* **Brief**
Wherever "this" appears in a line, list that line.

#### Data supplied ####

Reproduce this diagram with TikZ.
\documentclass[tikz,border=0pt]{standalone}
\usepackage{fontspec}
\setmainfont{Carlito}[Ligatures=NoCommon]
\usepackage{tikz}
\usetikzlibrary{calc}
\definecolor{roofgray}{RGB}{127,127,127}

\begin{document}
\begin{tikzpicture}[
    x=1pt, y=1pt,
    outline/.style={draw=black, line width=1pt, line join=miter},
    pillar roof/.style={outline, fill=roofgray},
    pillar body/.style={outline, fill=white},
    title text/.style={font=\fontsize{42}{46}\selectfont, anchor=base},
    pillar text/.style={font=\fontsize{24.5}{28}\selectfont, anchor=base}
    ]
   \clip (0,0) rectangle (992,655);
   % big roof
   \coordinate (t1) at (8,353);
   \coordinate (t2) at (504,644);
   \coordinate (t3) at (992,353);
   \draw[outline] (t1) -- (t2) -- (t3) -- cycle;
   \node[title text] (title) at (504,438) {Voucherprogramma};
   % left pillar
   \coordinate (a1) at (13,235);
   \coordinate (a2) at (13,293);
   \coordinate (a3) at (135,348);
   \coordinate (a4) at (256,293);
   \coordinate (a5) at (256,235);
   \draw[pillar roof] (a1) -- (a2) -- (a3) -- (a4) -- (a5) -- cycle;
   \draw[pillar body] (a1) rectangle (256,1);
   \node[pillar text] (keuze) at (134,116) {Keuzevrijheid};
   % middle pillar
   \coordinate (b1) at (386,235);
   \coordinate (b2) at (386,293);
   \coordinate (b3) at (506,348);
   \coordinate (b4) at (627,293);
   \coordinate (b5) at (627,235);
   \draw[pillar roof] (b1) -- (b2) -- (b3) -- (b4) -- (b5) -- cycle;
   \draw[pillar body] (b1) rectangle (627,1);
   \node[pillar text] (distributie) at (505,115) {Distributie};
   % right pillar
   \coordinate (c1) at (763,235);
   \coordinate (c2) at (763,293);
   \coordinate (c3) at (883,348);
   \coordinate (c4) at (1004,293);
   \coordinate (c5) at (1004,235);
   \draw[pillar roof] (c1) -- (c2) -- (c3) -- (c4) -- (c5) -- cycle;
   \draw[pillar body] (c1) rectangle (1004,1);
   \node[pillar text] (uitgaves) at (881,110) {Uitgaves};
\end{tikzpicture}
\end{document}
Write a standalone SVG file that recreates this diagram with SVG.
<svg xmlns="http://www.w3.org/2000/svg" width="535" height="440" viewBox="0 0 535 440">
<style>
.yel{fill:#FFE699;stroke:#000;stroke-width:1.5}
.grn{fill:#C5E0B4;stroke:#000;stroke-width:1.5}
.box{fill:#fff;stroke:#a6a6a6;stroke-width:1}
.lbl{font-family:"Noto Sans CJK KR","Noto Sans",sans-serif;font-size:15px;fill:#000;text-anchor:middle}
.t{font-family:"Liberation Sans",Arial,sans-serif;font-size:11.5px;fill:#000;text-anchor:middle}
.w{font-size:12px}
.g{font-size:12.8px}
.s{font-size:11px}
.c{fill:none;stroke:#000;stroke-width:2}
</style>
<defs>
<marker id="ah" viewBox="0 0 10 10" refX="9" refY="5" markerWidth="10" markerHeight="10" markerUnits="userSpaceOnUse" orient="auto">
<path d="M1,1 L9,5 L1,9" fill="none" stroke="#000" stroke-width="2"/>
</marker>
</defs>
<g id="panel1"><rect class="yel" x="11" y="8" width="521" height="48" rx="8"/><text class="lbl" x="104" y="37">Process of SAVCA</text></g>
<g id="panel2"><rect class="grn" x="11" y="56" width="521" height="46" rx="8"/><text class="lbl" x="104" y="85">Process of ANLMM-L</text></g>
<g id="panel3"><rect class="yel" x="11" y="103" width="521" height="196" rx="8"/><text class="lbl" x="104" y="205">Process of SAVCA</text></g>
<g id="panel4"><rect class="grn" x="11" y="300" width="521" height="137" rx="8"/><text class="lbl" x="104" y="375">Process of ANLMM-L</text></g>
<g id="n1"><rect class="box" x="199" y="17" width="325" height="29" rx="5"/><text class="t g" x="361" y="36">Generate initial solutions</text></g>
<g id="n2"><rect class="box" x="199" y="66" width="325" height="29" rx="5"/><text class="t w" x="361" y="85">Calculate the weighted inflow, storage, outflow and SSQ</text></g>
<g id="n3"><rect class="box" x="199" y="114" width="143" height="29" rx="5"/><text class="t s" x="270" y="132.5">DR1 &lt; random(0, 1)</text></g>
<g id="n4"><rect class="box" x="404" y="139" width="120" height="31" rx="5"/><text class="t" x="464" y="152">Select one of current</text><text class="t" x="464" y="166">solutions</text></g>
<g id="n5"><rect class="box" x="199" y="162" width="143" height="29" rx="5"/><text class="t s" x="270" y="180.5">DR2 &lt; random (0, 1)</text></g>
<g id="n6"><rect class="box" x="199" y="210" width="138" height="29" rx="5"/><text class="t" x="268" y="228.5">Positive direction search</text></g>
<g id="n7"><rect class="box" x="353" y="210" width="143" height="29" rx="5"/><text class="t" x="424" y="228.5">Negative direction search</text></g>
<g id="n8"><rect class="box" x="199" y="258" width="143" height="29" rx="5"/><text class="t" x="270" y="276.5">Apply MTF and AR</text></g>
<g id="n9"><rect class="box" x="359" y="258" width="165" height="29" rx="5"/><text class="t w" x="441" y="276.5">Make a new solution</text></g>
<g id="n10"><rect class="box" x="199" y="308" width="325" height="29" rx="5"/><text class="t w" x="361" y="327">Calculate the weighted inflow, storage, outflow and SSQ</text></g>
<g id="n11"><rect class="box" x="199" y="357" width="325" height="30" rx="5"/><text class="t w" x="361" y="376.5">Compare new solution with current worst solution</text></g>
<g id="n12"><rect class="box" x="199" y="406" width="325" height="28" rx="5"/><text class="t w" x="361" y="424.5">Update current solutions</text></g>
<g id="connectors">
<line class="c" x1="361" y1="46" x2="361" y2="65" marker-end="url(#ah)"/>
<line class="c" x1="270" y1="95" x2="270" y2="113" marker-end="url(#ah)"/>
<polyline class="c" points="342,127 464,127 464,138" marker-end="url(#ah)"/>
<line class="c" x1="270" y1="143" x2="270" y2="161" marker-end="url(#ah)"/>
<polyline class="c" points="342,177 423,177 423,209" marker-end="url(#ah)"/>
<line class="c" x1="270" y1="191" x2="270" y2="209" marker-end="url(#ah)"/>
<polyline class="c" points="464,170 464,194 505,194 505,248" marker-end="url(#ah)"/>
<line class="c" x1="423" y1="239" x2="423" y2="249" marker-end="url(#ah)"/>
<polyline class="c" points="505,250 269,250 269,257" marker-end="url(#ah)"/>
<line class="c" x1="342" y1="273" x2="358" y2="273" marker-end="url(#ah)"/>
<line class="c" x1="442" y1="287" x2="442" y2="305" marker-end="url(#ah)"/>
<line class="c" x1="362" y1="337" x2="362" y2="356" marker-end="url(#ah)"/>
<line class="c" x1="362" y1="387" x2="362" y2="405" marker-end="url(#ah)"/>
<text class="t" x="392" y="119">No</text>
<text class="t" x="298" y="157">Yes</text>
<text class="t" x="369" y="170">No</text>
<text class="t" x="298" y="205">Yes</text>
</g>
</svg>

####

* **Problem solution**
Reproduce this diagram with TikZ.
Write a standalone SVG file that recreates this diagram with SVG.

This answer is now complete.